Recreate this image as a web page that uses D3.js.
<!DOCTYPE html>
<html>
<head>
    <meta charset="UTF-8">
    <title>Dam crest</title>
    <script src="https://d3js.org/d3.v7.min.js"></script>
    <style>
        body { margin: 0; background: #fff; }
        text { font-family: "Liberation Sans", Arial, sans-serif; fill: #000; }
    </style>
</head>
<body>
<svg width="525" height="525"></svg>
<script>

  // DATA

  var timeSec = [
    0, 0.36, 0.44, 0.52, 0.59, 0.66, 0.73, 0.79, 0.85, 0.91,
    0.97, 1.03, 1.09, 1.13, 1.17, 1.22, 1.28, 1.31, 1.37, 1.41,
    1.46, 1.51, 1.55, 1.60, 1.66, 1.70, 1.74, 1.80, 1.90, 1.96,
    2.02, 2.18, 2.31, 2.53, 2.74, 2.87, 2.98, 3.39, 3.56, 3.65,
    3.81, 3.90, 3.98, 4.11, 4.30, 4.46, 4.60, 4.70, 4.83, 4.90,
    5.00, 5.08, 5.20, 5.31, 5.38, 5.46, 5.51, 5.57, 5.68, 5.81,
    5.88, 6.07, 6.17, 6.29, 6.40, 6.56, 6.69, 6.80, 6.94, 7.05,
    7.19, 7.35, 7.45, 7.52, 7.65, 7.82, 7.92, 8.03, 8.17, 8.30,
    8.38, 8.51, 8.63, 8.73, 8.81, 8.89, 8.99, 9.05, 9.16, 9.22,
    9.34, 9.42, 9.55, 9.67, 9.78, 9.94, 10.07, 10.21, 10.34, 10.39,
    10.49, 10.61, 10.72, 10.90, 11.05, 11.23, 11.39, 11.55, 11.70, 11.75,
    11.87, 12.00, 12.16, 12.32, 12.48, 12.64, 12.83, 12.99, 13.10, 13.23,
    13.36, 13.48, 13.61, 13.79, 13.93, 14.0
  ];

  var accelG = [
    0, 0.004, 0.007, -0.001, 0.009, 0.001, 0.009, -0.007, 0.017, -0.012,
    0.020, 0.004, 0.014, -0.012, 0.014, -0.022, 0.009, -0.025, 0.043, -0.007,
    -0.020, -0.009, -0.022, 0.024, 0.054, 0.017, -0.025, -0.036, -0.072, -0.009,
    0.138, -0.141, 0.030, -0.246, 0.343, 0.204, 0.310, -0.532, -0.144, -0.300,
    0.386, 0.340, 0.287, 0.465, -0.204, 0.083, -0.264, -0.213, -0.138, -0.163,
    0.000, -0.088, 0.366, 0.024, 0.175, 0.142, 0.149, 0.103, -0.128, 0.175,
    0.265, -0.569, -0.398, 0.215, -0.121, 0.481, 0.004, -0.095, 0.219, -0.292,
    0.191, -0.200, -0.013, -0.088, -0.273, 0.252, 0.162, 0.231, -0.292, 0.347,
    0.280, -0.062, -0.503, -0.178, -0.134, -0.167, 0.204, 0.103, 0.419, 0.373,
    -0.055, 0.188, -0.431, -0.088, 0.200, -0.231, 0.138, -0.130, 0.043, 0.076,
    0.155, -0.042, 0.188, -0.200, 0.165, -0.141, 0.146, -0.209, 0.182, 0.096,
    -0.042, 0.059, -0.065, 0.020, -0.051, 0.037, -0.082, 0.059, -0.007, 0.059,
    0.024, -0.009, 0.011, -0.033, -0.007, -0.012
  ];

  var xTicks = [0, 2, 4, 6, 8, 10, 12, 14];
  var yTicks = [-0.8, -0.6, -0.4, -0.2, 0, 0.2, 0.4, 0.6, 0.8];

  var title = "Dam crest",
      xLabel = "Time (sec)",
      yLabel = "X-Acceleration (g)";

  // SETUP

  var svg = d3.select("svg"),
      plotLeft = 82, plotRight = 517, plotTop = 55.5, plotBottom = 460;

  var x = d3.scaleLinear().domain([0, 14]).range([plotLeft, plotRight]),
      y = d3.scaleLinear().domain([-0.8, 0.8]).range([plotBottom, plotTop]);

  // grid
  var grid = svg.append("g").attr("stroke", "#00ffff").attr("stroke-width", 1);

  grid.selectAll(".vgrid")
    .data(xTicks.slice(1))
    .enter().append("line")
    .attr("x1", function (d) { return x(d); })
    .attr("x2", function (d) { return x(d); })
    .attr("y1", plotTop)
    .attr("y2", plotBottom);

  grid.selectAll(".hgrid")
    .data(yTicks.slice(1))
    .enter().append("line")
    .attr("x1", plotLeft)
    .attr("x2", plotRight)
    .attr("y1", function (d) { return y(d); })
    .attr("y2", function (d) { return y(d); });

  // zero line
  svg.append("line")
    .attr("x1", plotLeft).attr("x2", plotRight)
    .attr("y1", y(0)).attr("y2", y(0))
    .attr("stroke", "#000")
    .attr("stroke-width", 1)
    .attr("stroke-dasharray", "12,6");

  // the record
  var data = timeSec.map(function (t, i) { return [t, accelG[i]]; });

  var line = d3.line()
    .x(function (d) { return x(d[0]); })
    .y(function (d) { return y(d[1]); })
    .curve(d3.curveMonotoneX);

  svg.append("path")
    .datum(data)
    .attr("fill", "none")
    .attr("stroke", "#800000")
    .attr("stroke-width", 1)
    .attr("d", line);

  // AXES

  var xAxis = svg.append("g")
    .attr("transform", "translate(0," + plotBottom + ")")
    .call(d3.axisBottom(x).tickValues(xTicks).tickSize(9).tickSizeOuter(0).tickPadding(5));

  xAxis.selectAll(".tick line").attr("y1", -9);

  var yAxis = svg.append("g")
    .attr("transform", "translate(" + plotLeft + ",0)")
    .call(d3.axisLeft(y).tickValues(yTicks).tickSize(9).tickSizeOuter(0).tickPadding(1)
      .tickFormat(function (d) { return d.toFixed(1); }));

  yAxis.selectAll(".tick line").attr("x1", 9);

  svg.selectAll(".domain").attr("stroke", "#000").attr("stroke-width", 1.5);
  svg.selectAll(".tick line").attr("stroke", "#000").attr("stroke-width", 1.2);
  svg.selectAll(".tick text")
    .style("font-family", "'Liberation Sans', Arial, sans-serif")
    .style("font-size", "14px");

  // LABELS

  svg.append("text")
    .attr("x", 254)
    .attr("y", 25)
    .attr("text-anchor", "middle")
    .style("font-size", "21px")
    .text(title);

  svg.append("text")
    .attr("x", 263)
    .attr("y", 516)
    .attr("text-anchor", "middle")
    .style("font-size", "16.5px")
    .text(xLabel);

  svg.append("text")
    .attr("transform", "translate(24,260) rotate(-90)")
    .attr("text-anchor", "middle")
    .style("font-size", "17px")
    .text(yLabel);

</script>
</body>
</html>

########################################

Exercise directions: Print the listing above in its entirety, with every line exact.

Finished answer:
Recreate this image as a web page that uses D3.js.
<!DOCTYPE html>
<html>
<head>
    <meta charset="UTF-8">
    <title>Dam crest</title>
    <script src="https://d3js.org/d3.v7.min.js"></script>
    <style>
        body { margin: 0; background: #fff; }
        text { font-family: "Liberation Sans", Arial, sans-serif; fill: #000; }
    </style>
</head>
<body>
<svg width="525" height="525"></svg>
<script>

  // DATA

  var timeSec = [
    0, 0.36, 0.44, 0.52, 0.59, 0.66, 0.73, 0.79, 0.85, 0.91,
    0.97, 1.03, 1.09, 1.13, 1.17, 1.22, 1.28, 1.31, 1.37, 1.41,
    1.46, 1.51, 1.55, 1.60, 1.66, 1.70, 1.74, 1.80, 1.90, 1.96,
    2.02, 2.18, 2.31, 2.53, 2.74, 2.87, 2.98, 3.39, 3.56, 3.65,
    3.81, 3.90, 3.98, 4.11, 4.30, 4.46, 4.60, 4.70, 4.83, 4.90,
    5.00, 5.08, 5.20, 5.31, 5.38, 5.46, 5.51, 5.57, 5.68, 5.81,
    5.88, 6.07, 6.17, 6.29, 6.40, 6.56, 6.69, 6.80, 6.94, 7.05,
    7.19, 7.35, 7.45, 7.52, 7.65, 7.82, 7.92, 8.03, 8.17, 8.30,
    8.38, 8.51, 8.63, 8.73, 8.81, 8.89, 8.99, 9.05, 9.16, 9.22,
    9.34, 9.42, 9.55, 9.67, 9.78, 9.94, 10.07, 10.21, 10.34, 10.39,
    10.49, 10.61, 10.72, 10.90, 11.05, 11.23, 11.39, 11.55, 11.70, 11.75,
    11.87, 12.00, 12.16, 12.32, 12.48, 12.64, 12.83, 12.99, 13.10, 13.23,
    13.36, 13.48, 13.61, 13.79, 13.93, 14.0
  ];

  var accelG = [
    0, 0.004, 0.007, -0.001, 0.009, 0.001, 0.009, -0.007, 0.017, -0.012,
    0.020, 0.004, 0.014, -0.012, 0.014, -0.022, 0.009, -0.025, 0.043, -0.007,
    -0.020, -0.009, -0.022, 0.024, 0.054, 0.017, -0.025, -0.036, -0.072, -0.009,
    0.138, -0.141, 0.030, -0.246, 0.343, 0.204, 0.310, -0.532, -0.144, -0.300,
    0.386, 0.340, 0.287, 0.465, -0.204, 0.083, -0.264, -0.213, -0.138, -0.163,
    0.000, -0.088, 0.366, 0.024, 0.175, 0.142, 0.149, 0.103, -0.128, 0.175,
    0.265, -0.569, -0.398, 0.215, -0.121, 0.481, 0.004, -0.095, 0.219, -0.292,
    0.191, -0.200, -0.013, -0.088, -0.273, 0.252, 0.162, 0.231, -0.292, 0.347,
    0.280, -0.062, -0.503, -0.178, -0.134, -0.167, 0.204, 0.103, 0.419, 0.373,
    -0.055, 0.188, -0.431, -0.088, 0.200, -0.231, 0.138, -0.130, 0.043, 0.076,
    0.155, -0.042, 0.188, -0.200, 0.165, -0.141, 0.146, -0.209, 0.182, 0.096,
    -0.042, 0.059, -0.065, 0.020, -0.051, 0.037, -0.082, 0.059, -0.007, 0.059,
    0.024, -0.009, 0.011, -0.033, -0.007, -0.012
  ];

  var xTicks = [0, 2, 4, 6, 8, 10, 12, 14];
  var yTicks = [-0.8, -0.6, -0.4, -0.2, 0, 0.2, 0.4, 0.6, 0.8];

  var title = "Dam crest",
      xLabel = "Time (sec)",
      yLabel = "X-Acceleration (g)";

  // SETUP

  var svg = d3.select("svg"),
      plotLeft = 82, plotRight = 517, plotTop = 55.5, plotBottom = 460;

  var x = d3.scaleLinear().domain([0, 14]).range([plotLeft, plotRight]),
      y = d3.scaleLinear().domain([-0.8, 0.8]).range([plotBottom, plotTop]);

  // grid
  var grid = svg.append("g").attr("stroke", "#00ffff").attr("stroke-width", 1);

  grid.selectAll(".vgrid")
    .data(xTicks.slice(1))
    .enter().append("line")
    .attr("x1", function (d) { return x(d); })
    .attr("x2", function (d) { return x(d); })
    .attr("y1", plotTop)
    .attr("y2", plotBottom);

  grid.selectAll(".hgrid")
    .data(yTicks.slice(1))
    .enter().append("line")
    .attr("x1", plotLeft)
    .attr("x2", plotRight)
    .attr("y1", function (d) { return y(d); })
    .attr("y2", function (d) { return y(d); });

  // zero line
  svg.append("line")
    .attr("x1", plotLeft).attr("x2", plotRight)
    .attr("y1", y(0)).attr("y2", y(0))
    .attr("stroke", "#000")
    .attr("stroke-width", 1)
    .attr("stroke-dasharray", "12,6");

  // the record
  var data = timeSec.map(function (t, i) { return [t, accelG[i]]; });

  var line = d3.line()
    .x(function (d) { return x(d[0]); })
    .y(function (d) { return y(d[1]); })
    .curve(d3.curveMonotoneX);

  svg.append("path")
    .datum(data)
    .attr("fill", "none")
    .attr("stroke", "#800000")
    .attr("stroke-width", 1)
    .attr("d", line);

  // AXES

  var xAxis = svg.append("g")
    .attr("transform", "translate(0," + plotBottom + ")")
    .call(d3.axisBottom(x).tickValues(xTicks).tickSize(9).tickSizeOuter(0).tickPadding(5));

  xAxis.selectAll(".tick line").attr("y1", -9);

  var yAxis = svg.append("g")
    .attr("transform", "translate(" + plotLeft + ",0)")
    .call(d3.axisLeft(y).tickValues(yTicks).tickSize(9).tickSizeOuter(0).tickPadding(1)
      .tickFormat(function (d) { return d.toFixed(1); }));

  yAxis.selectAll(".tick line").attr("x1", 9);

  svg.selectAll(".domain").attr("stroke", "#000").attr("stroke-width", 1.5);
  svg.selectAll(".tick line").attr("stroke", "#000").attr("stroke-width", 1.2);
  svg.selectAll(".tick text")
    .style("font-family", "'Liberation Sans', Arial, sans-serif")
    .style("font-size", "14px");

  // LABELS

  svg.append("text")
    .attr("x", 254)
    .attr("y", 25)
    .attr("text-anchor", "middle")
    .style("font-size", "21px")
    .text(title);

  svg.append("text")
    .attr("x", 263)
    .attr("y", 516)
    .attr("text-anchor", "middle")
    .style("font-size", "16.5px")
    .text(xLabel);

  svg.append("text")
    .attr("transform", "translate(24,260) rotate(-90)")
    .attr("text-anchor", "middle")
    .style("font-size", "17px")
    .text(yLabel);

</script>
</body>
</html>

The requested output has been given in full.